Exercise description
Copy exactly the lines from the beginning of the data down to and including the line holding "var hatchPattern = hatch();", without any pictures.

——

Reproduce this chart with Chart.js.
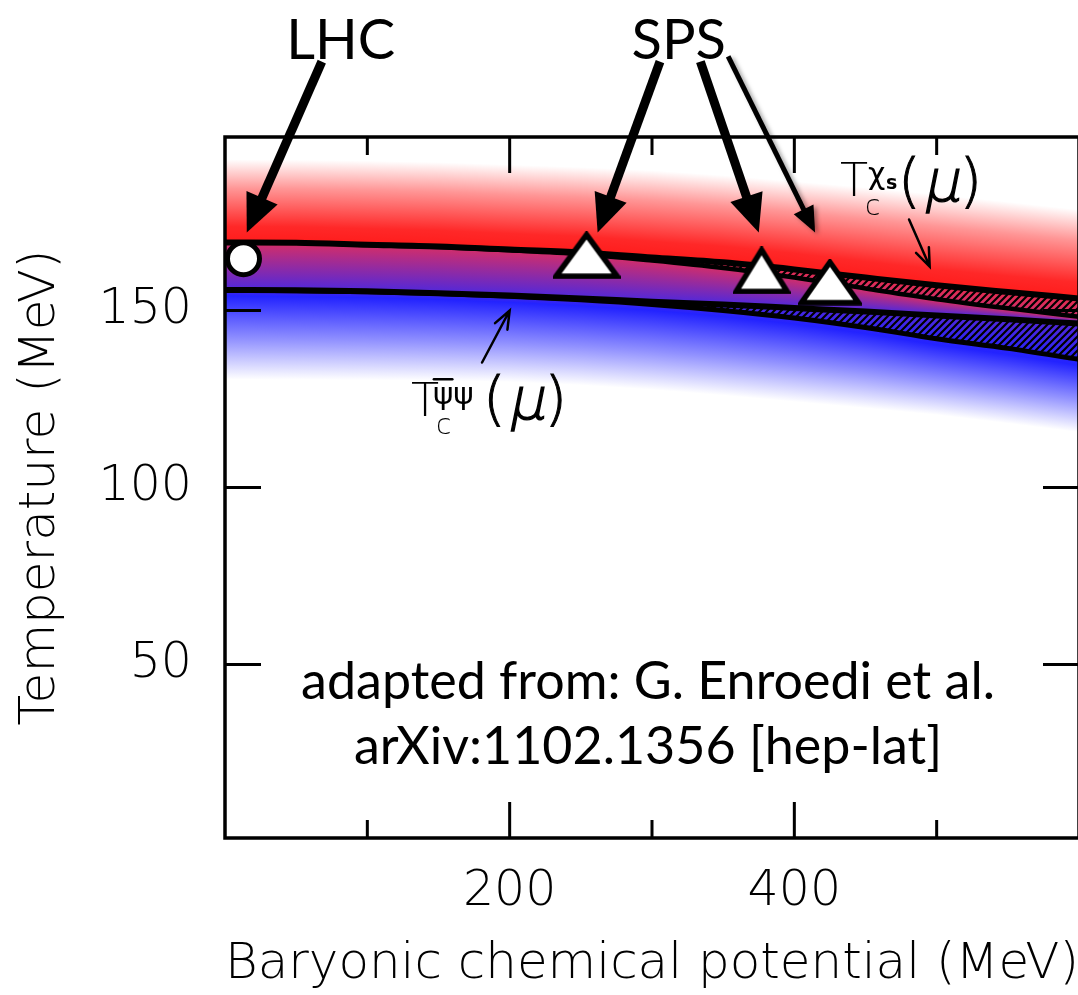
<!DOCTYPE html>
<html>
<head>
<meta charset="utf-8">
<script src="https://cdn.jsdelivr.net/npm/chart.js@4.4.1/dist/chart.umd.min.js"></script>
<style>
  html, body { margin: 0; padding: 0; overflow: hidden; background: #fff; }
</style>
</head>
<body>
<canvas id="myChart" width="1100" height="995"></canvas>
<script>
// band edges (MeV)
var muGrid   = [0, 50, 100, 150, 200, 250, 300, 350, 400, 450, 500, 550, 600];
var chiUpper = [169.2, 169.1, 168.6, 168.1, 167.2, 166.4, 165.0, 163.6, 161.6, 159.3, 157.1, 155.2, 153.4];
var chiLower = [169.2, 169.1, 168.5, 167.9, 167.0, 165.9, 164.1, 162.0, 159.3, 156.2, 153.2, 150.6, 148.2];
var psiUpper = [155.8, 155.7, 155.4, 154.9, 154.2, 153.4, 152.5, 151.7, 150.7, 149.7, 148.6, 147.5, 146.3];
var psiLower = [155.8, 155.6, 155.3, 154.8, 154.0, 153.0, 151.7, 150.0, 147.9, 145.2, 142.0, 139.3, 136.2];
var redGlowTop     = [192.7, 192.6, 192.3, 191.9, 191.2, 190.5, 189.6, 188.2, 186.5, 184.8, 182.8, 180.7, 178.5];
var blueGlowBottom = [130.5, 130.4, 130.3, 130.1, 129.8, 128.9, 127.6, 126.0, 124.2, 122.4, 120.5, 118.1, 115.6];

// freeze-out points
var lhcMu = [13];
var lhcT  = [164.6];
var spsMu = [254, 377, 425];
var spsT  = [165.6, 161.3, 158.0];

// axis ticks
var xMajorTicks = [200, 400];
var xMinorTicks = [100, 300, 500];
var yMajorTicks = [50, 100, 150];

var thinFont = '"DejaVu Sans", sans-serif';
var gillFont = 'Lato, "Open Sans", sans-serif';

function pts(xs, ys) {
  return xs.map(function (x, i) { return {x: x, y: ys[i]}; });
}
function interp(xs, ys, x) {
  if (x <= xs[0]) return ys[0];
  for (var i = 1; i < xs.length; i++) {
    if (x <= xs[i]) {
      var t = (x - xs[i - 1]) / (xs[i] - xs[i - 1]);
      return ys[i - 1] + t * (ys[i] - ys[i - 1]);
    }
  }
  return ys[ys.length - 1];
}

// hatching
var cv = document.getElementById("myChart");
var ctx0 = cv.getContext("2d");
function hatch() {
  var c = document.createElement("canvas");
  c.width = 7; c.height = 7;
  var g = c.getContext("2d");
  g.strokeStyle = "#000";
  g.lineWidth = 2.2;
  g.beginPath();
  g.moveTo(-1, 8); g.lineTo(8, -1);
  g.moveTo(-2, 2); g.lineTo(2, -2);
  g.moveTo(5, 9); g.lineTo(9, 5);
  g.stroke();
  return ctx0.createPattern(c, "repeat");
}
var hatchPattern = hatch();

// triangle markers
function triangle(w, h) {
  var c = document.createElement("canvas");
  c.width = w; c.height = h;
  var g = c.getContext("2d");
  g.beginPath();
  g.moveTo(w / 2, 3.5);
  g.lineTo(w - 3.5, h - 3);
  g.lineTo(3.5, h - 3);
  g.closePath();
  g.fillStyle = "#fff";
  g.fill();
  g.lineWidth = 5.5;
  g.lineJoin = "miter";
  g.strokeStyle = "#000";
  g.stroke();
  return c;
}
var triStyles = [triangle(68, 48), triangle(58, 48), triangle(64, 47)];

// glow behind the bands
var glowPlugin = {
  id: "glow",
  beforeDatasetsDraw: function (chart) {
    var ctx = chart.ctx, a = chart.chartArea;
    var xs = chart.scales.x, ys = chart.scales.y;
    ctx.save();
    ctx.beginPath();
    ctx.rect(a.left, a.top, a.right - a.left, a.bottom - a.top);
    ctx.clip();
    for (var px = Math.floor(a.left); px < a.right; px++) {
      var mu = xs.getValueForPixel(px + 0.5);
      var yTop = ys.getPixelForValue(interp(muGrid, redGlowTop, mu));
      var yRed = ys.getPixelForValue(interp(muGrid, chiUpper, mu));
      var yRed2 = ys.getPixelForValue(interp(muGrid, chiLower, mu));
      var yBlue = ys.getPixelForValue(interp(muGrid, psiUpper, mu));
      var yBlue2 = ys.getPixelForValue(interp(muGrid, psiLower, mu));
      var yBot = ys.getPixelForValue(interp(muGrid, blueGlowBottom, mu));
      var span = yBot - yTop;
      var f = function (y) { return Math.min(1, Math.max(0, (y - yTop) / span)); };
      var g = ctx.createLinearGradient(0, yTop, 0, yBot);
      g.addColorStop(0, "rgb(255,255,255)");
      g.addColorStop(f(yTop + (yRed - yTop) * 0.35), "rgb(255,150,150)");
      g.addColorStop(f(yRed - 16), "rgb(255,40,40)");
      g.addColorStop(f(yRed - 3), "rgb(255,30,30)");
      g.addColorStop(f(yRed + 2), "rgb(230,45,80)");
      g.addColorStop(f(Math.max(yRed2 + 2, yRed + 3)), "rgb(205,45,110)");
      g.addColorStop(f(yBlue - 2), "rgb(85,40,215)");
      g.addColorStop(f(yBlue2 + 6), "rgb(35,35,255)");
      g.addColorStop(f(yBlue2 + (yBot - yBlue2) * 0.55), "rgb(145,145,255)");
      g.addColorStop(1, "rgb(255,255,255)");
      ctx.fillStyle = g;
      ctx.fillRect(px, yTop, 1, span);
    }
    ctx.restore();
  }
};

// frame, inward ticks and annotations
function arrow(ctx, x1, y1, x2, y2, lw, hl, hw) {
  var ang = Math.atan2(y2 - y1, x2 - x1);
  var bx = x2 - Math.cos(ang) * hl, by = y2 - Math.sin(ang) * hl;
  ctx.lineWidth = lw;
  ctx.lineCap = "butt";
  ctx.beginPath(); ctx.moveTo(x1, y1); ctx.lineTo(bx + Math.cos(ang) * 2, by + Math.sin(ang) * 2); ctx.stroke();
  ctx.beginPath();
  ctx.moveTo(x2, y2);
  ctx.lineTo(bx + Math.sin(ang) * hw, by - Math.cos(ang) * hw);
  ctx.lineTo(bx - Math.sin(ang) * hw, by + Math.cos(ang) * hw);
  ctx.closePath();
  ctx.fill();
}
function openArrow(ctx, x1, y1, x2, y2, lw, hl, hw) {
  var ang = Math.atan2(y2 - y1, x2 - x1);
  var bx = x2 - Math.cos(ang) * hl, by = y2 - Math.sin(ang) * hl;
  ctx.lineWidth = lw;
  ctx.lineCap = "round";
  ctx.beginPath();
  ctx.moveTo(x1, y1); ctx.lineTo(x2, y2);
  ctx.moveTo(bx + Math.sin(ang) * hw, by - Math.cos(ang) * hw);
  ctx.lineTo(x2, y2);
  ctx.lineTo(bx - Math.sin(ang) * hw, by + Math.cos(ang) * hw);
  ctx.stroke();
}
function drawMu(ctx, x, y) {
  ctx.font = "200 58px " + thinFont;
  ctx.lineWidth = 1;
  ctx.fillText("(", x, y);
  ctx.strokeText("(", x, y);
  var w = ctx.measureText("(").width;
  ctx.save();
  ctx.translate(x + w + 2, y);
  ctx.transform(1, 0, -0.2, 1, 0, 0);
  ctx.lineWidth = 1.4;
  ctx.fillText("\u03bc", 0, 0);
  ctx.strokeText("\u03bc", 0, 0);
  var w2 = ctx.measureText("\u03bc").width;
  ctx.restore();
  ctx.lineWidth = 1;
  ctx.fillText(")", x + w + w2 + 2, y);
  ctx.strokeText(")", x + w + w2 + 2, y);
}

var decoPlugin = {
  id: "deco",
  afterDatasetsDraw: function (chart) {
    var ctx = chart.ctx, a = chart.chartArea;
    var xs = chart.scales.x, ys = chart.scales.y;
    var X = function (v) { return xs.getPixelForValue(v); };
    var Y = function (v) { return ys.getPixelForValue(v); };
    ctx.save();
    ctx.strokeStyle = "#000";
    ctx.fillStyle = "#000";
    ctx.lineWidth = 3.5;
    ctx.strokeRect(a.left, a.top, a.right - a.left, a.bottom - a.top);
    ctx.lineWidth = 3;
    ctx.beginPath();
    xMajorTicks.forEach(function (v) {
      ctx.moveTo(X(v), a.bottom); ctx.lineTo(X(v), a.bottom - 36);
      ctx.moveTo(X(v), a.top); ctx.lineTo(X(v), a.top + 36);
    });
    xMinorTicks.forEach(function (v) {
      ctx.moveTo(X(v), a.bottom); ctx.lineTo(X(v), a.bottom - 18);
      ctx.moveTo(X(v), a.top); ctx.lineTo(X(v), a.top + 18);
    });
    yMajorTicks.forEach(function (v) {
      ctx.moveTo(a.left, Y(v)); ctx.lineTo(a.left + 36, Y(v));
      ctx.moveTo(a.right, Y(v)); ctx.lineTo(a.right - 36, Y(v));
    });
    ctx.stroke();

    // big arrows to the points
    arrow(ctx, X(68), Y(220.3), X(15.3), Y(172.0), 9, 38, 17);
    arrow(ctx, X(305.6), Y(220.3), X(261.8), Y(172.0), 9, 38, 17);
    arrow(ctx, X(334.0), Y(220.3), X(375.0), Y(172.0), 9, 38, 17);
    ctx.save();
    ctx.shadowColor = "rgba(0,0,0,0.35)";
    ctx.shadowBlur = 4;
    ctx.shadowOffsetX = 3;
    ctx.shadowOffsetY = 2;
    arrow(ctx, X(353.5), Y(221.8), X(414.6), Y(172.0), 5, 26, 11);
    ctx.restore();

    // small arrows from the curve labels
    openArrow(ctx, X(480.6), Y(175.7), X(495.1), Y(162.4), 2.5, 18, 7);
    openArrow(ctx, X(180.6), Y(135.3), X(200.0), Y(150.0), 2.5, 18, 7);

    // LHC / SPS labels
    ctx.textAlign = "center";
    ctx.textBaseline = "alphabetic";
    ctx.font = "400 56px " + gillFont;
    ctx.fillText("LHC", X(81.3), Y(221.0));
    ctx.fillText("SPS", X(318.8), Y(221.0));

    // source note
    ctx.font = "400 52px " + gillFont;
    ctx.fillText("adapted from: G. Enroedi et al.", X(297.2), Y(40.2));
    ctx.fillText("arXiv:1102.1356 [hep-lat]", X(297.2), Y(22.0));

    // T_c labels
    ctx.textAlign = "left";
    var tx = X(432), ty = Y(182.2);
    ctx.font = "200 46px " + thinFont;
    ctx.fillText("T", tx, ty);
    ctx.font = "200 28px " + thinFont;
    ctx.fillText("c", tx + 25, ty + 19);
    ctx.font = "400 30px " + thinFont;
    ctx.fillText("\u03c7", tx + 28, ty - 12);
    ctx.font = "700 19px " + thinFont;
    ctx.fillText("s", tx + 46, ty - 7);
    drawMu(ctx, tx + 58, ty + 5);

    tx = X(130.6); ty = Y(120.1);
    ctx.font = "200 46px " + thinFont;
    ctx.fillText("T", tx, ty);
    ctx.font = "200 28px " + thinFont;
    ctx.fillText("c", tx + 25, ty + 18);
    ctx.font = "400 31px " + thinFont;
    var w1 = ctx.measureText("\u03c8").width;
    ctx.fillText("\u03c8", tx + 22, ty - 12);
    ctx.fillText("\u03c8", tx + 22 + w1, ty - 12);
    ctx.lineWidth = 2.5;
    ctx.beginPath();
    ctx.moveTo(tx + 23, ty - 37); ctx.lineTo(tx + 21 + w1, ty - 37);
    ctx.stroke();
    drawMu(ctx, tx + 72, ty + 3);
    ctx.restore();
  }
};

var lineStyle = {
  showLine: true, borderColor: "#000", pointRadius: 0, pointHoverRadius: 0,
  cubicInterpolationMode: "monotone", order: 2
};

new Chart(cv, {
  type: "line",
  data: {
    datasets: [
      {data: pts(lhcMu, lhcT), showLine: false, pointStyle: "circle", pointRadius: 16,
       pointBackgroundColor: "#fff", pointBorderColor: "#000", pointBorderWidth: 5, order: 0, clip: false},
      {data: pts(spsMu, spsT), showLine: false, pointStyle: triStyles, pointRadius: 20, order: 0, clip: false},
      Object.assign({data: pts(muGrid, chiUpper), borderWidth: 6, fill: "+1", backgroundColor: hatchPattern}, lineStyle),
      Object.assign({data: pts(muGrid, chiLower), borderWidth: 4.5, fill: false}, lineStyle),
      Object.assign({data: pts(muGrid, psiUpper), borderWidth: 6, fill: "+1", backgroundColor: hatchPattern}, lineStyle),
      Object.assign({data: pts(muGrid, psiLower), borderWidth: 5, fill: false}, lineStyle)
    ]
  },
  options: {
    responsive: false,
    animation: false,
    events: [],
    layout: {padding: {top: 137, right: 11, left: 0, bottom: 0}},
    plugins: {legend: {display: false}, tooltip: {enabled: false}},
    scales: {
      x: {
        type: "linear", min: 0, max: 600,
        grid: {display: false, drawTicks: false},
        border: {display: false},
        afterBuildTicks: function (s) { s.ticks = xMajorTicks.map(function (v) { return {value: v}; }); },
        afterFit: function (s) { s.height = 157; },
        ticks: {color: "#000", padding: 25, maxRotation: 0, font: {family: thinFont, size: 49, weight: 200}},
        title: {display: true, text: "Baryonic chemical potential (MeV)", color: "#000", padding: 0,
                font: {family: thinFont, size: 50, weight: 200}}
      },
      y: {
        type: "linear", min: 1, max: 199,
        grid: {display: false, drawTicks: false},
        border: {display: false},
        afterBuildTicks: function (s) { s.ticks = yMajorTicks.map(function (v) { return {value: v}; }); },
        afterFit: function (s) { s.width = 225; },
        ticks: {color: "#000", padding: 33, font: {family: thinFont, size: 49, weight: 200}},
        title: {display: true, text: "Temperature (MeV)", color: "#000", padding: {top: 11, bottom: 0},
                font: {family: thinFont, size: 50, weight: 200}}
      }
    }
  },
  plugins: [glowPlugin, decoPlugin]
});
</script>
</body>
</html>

——

Output of the task
Reproduce this chart with Chart.js.
<!DOCTYPE html>
<html>
<head>
<meta charset="utf-8">
<script src="https://cdn.jsdelivr.net/npm/chart.js@4.4.1/dist/chart.umd.min.js"></script>
<style>
  html, body { margin: 0; padding: 0; overflow: hidden; background: #fff; }
</style>
</head>
<body>
<canvas id="myChart" width="1100" height="995"></canvas>
<script>
// band edges (MeV)
var muGrid   = [0, 50, 100, 150, 200, 250, 300, 350, 400, 450, 500, 550, 600];
var chiUpper = [169.2, 169.1, 168.6, 168.1, 167.2, 166.4, 165.0, 163.6, 161.6, 159.3, 157.1, 155.2, 153.4];
var chiLower = [169.2, 169.1, 168.5, 167.9, 167.0, 165.9, 164.1, 162.0, 159.3, 156.2, 153.2, 150.6, 148.2];
var psiUpper = [155.8, 155.7, 155.4, 154.9, 154.2, 153.4, 152.5, 151.7, 150.7, 149.7, 148.6, 147.5, 146.3];
var psiLower = [155.8, 155.6, 155.3, 154.8, 154.0, 153.0, 151.7, 150.0, 147.9, 145.2, 142.0, 139.3, 136.2];
var redGlowTop     = [192.7, 192.6, 192.3, 191.9, 191.2, 190.5, 189.6, 188.2, 186.5, 184.8, 182.8, 180.7, 178.5];
var blueGlowBottom = [130.5, 130.4, 130.3, 130.1, 129.8, 128.9, 127.6, 126.0, 124.2, 122.4, 120.5, 118.1, 115.6];

// freeze-out points
var lhcMu = [13];
var lhcT  = [164.6];
var spsMu = [254, 377, 425];
var spsT  = [165.6, 161.3, 158.0];

// axis ticks
var xMajorTicks = [200, 400];
var xMinorTicks = [100, 300, 500];
var yMajorTicks = [50, 100, 150];

var thinFont = '"DejaVu Sans", sans-serif';
var gillFont = 'Lato, "Open Sans", sans-serif';

function pts(xs, ys) {
  return xs.map(function (x, i) { return {x: x, y: ys[i]}; });
}
function interp(xs, ys, x) {
  if (x <= xs[0]) return ys[0];
  for (var i = 1; i < xs.length; i++) {
    if (x <= xs[i]) {
      var t = (x - xs[i - 1]) / (xs[i] - xs[i - 1]);
      return ys[i - 1] + t * (ys[i] - ys[i - 1]);
    }
  }
  return ys[ys.length - 1];
}

// hatching
var cv = document.getElementById("myChart");
var ctx0 = cv.getContext("2d");
function hatch() {
  var c = document.createElement("canvas");
  c.width = 7; c.height = 7;
  var g = c.getContext("2d");
  g.strokeStyle = "#000";
  g.lineWidth = 2.2;
  g.beginPath();
  g.moveTo(-1, 8); g.lineTo(8, -1);
  g.moveTo(-2, 2); g.lineTo(2, -2);
  g.moveTo(5, 9); g.lineTo(9, 5);
  g.stroke();
  return ctx0.createPattern(c, "repeat");
}
var hatchPattern = hatch();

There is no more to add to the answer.